En los años que cubre esta profunda crisis, de 1947 a 1954, Genet se siente extraviado, dislocado. Los textos breves que aquí se presentan señalan los límites de esta crisis: el primero está escrito en enero de 1948 y el segundo se publica en 1954. Pero no sólo son importantes en tanto que marco de esa crisis, sino que en ellos Genet se entrega, de manera más explícita y depurada que nunca —es decir, sin distraerse con la trama argumental de una novela y sin la necesidad de crear personajes ficticios—, a la comprensión de los dos temas que mayor peso han tenido en toda su obra: el crimen y la homosexualidad.

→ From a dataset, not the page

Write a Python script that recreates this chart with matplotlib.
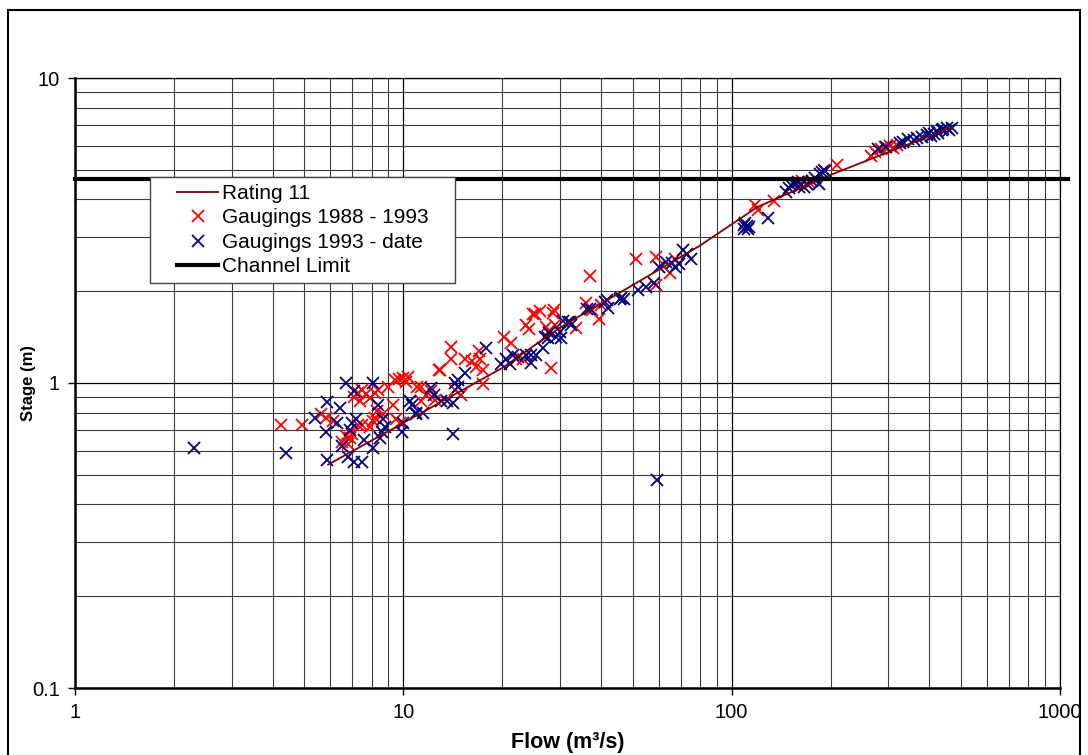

Tal y como él mismo considera y teme, podríamos pensar que ha perdido la contundencia de la época de sus grandes obras; sin embargo, estos textos responden a un nuevo modo de enfrentarse al mundo. Sus palabras edifican posiciones arriesgadas, son respuestas a esa nueva situación que, con intensidad, abren otras cuestiones. Sin dejar de mirar al pasado con nostalgia, ambos textos constituyen una tensión que se dirige hacia una obra mayor, se proyectan hacia el futuro desconocido. Actualizan el gesto inicial por el que Genet comenzó a escribir.